begin Given material
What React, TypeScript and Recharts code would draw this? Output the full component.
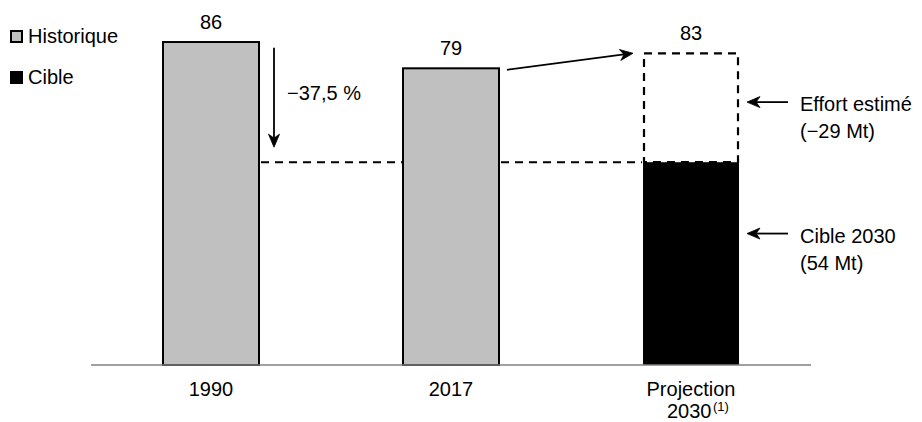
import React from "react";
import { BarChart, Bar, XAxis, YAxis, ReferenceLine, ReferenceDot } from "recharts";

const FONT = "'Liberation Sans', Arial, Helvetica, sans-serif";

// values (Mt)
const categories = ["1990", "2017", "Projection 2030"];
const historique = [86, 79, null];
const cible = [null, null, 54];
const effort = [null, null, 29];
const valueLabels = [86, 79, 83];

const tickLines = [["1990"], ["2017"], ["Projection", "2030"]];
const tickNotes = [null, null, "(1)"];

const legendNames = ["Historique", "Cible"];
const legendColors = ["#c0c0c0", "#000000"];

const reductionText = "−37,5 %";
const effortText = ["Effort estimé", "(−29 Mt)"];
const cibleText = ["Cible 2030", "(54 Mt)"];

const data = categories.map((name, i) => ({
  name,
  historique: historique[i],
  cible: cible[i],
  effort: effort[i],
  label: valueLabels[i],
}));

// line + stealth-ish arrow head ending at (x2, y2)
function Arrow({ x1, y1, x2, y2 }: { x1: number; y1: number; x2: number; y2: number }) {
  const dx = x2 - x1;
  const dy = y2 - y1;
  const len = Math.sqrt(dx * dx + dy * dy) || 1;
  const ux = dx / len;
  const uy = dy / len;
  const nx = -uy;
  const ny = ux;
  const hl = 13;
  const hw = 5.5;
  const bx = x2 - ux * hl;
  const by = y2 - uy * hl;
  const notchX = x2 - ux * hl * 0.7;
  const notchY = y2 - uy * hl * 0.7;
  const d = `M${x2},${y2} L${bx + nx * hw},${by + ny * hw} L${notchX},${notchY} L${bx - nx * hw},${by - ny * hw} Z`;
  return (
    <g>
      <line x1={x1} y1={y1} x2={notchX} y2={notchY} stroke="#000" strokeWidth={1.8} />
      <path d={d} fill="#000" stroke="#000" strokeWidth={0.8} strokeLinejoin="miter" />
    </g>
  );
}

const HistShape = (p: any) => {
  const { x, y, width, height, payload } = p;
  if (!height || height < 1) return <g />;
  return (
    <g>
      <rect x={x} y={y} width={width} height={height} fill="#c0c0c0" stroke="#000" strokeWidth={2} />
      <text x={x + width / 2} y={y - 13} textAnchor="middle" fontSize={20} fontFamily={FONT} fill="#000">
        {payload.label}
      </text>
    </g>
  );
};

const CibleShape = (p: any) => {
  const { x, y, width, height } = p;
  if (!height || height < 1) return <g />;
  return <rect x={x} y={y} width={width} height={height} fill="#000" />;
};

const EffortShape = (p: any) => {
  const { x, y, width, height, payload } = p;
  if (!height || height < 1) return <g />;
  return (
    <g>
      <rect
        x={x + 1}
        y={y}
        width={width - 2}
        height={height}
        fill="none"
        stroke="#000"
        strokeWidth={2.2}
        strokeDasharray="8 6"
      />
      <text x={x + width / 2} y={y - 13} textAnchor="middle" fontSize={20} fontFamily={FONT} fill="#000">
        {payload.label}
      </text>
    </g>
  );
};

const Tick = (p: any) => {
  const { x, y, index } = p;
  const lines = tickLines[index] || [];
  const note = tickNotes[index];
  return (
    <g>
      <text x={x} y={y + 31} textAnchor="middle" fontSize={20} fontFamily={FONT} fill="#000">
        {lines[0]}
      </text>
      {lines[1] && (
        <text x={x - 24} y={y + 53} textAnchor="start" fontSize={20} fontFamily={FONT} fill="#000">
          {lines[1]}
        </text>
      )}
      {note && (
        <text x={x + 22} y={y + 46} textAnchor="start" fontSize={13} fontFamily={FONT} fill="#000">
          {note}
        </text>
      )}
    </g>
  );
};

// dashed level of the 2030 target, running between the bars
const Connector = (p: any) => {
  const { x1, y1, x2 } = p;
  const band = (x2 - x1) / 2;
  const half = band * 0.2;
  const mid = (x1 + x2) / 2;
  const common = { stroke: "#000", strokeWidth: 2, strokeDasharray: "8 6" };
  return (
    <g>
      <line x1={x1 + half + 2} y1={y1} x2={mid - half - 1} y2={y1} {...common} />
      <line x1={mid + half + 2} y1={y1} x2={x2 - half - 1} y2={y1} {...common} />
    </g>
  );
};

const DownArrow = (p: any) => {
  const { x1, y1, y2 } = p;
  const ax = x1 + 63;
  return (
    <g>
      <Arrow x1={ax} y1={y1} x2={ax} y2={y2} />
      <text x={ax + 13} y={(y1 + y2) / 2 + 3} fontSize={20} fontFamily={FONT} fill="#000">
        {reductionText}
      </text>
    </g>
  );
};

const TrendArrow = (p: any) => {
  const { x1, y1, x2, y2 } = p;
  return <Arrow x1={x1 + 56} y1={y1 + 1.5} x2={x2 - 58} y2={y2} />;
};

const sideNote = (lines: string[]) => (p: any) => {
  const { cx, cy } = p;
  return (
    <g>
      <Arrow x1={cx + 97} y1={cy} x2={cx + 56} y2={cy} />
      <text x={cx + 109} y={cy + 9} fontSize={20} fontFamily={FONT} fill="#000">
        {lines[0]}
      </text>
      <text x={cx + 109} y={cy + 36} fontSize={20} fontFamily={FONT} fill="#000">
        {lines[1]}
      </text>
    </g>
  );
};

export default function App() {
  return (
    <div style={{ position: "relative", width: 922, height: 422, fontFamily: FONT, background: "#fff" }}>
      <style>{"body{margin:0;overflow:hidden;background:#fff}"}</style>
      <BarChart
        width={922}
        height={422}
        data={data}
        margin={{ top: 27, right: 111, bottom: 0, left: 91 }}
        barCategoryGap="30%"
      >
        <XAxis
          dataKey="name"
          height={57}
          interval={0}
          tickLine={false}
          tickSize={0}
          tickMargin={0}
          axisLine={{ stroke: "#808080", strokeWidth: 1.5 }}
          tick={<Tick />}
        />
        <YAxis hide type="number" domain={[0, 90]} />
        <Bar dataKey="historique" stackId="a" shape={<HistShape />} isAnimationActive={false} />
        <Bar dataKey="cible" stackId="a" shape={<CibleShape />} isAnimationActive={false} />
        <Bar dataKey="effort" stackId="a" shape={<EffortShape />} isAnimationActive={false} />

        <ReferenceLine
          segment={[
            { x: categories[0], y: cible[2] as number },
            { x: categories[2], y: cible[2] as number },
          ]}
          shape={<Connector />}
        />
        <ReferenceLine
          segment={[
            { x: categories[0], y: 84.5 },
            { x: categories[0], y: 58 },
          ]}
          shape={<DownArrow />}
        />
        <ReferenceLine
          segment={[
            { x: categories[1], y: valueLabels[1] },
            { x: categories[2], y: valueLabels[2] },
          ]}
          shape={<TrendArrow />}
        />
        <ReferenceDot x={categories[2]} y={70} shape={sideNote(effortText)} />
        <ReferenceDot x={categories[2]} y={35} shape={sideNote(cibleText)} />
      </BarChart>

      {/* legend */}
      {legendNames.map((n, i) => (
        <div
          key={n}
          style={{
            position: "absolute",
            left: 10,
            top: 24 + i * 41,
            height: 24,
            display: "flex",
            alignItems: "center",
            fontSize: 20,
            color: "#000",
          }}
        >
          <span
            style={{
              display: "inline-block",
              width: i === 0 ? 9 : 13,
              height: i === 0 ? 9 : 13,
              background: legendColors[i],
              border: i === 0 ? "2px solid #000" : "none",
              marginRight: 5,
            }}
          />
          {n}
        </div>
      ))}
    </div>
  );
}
end Given material
- [What is asked] Copy each line above precisely, dropping the pictures.

- [Exercise result]
What React, TypeScript and Recharts code would draw this? Output the full component.
import React from "react";
import { BarChart, Bar, XAxis, YAxis, ReferenceLine, ReferenceDot } from "recharts";

const FONT = "'Liberation Sans', Arial, Helvetica, sans-serif";

// values (Mt)
const categories = ["1990", "2017", "Projection 2030"];
const historique = [86, 79, null];
const cible = [null, null, 54];
const effort = [null, null, 29];
const valueLabels = [86, 79, 83];

const tickLines = [["1990"], ["2017"], ["Projection", "2030"]];
const tickNotes = [null, null, "(1)"];

const legendNames = ["Historique", "Cible"];
const legendColors = ["#c0c0c0", "#000000"];

const reductionText = "−37,5 %";
const effortText = ["Effort estimé", "(−29 Mt)"];
const cibleText = ["Cible 2030", "(54 Mt)"];

const data = categories.map((name, i) => ({
  name,
  historique: historique[i],
  cible: cible[i],
  effort: effort[i],
  label: valueLabels[i],
}));

// line + stealth-ish arrow head ending at (x2, y2)
function Arrow({ x1, y1, x2, y2 }: { x1: number; y1: number; x2: number; y2: number }) {
  const dx = x2 - x1;
  const dy = y2 - y1;
  const len = Math.sqrt(dx * dx + dy * dy) || 1;
  const ux = dx / len;
  const uy = dy / len;
  const nx = -uy;
  const ny = ux;
  const hl = 13;
  const hw = 5.5;
  const bx = x2 - ux * hl;
  const by = y2 - uy * hl;
  const notchX = x2 - ux * hl * 0.7;
  const notchY = y2 - uy * hl * 0.7;
  const d = `M${x2},${y2} L${bx + nx * hw},${by + ny * hw} L${notchX},${notchY} L${bx - nx * hw},${by - ny * hw} Z`;
  return (
    <g>
      <line x1={x1} y1={y1} x2={notchX} y2={notchY} stroke="#000" strokeWidth={1.8} />
      <path d={d} fill="#000" stroke="#000" strokeWidth={0.8} strokeLinejoin="miter" />
    </g>
  );
}

const HistShape = (p: any) => {
  const { x, y, width, height, payload } = p;
  if (!height || height < 1) return <g />;
  return (
    <g>
      <rect x={x} y={y} width={width} height={height} fill="#c0c0c0" stroke="#000" strokeWidth={2} />
      <text x={x + width / 2} y={y - 13} textAnchor="middle" fontSize={20} fontFamily={FONT} fill="#000">
        {payload.label}
      </text>
    </g>
  );
};

const CibleShape = (p: any) => {
  const { x, y, width, height } = p;
  if (!height || height < 1) return <g />;
  return <rect x={x} y={y} width={width} height={height} fill="#000" />;
};

const EffortShape = (p: any) => {
  const { x, y, width, height, payload } = p;
  if (!height || height < 1) return <g />;
  return (
    <g>
      <rect
        x={x + 1}
        y={y}
        width={width - 2}
        height={height}
        fill="none"
        stroke="#000"
        strokeWidth={2.2}
        strokeDasharray="8 6"
      />
      <text x={x + width / 2} y={y - 13} textAnchor="middle" fontSize={20} fontFamily={FONT} fill="#000">
        {payload.label}
      </text>
    </g>
  );
};

const Tick = (p: any) => {
  const { x, y, index } = p;
  const lines = tickLines[index] || [];
  const note = tickNotes[index];
  return (
    <g>
      <text x={x} y={y + 31} textAnchor="middle" fontSize={20} fontFamily={FONT} fill="#000">
        {lines[0]}
      </text>
      {lines[1] && (
        <text x={x - 24} y={y + 53} textAnchor="start" fontSize={20} fontFamily={FONT} fill="#000">
          {lines[1]}
        </text>
      )}
      {note && (
        <text x={x + 22} y={y + 46} textAnchor="start" fontSize={13} fontFamily={FONT} fill="#000">
          {note}
        </text>
      )}
    </g>
  );
};

// dashed level of the 2030 target, running between the bars
const Connector = (p: any) => {
  const { x1, y1, x2 } = p;
  const band = (x2 - x1) / 2;
  const half = band * 0.2;
  const mid = (x1 + x2) / 2;
  const common = { stroke: "#000", strokeWidth: 2, strokeDasharray: "8 6" };
  return (
    <g>
      <line x1={x1 + half + 2} y1={y1} x2={mid - half - 1} y2={y1} {...common} />
      <line x1={mid + half + 2} y1={y1} x2={x2 - half - 1} y2={y1} {...common} />
    </g>
  );
};

const DownArrow = (p: any) => {
  const { x1, y1, y2 } = p;
  const ax = x1 + 63;
  return (
    <g>
      <Arrow x1={ax} y1={y1} x2={ax} y2={y2} />
      <text x={ax + 13} y={(y1 + y2) / 2 + 3} fontSize={20} fontFamily={FONT} fill="#000">
        {reductionText}
      </text>
    </g>
  );
};

const TrendArrow = (p: any) => {
  const { x1, y1, x2, y2 } = p;
  return <Arrow x1={x1 + 56} y1={y1 + 1.5} x2={x2 - 58} y2={y2} />;
};

const sideNote = (lines: string[]) => (p: any) => {
  const { cx, cy } = p;
  return (
    <g>
      <Arrow x1={cx + 97} y1={cy} x2={cx + 56} y2={cy} />
      <text x={cx + 109} y={cy + 9} fontSize={20} fontFamily={FONT} fill="#000">
        {lines[0]}
      </text>
      <text x={cx + 109} y={cy + 36} fontSize={20} fontFamily={FONT} fill="#000">
        {lines[1]}
      </text>
    </g>
  );
};

export default function App() {
  return (
    <div style={{ position: "relative", width: 922, height: 422, fontFamily: FONT, background: "#fff" }}>
      <style>{"body{margin:0;overflow:hidden;background:#fff}"}</style>
      <BarChart
        width={922}
        height={422}
        data={data}
        margin={{ top: 27, right: 111, bottom: 0, left: 91 }}
        barCategoryGap="30%"
      >
        <XAxis
          dataKey="name"
          height={57}
          interval={0}
          tickLine={false}
          tickSize={0}
          tickMargin={0}
          axisLine={{ stroke: "#808080", strokeWidth: 1.5 }}
          tick={<Tick />}
        />
        <YAxis hide type="number" domain={[0, 90]} />
        <Bar dataKey="historique" stackId="a" shape={<HistShape />} isAnimationActive={false} />
        <Bar dataKey="cible" stackId="a" shape={<CibleShape />} isAnimationActive={false} />
        <Bar dataKey="effort" stackId="a" shape={<EffortShape />} isAnimationActive={false} />

        <ReferenceLine
          segment={[
            { x: categories[0], y: cible[2] as number },
            { x: categories[2], y: cible[2] as number },
          ]}
          shape={<Connector />}
        />
        <ReferenceLine
          segment={[
            { x: categories[0], y: 84.5 },
            { x: categories[0], y: 58 },
          ]}
          shape={<DownArrow />}
        />
        <ReferenceLine
          segment={[
            { x: categories[1], y: valueLabels[1] },
            { x: categories[2], y: valueLabels[2] },
          ]}
          shape={<TrendArrow />}
        />
        <ReferenceDot x={categories[2]} y={70} shape={sideNote(effortText)} />
        <ReferenceDot x={categories[2]} y={35} shape={sideNote(cibleText)} />
      </BarChart>

      {/* legend */}
      {legendNames.map((n, i) => (
        <div
          key={n}
          style={{
            position: "absolute",
            left: 10,
            top: 24 + i * 41,
            height: 24,
            display: "flex",
            alignItems: "center",
            fontSize: 20,
            color: "#000",
          }}
        >
          <span
            style={{
              display: "inline-block",
              width: i === 0 ? 9 : 13,
              height: i === 0 ? 9 : 13,
              background: legendColors[i],
              border: i === 0 ? "2px solid #000" : "none",
              marginRight: 5,
            }}
          />
          {n}
        </div>
      ))}
    </div>
  );
}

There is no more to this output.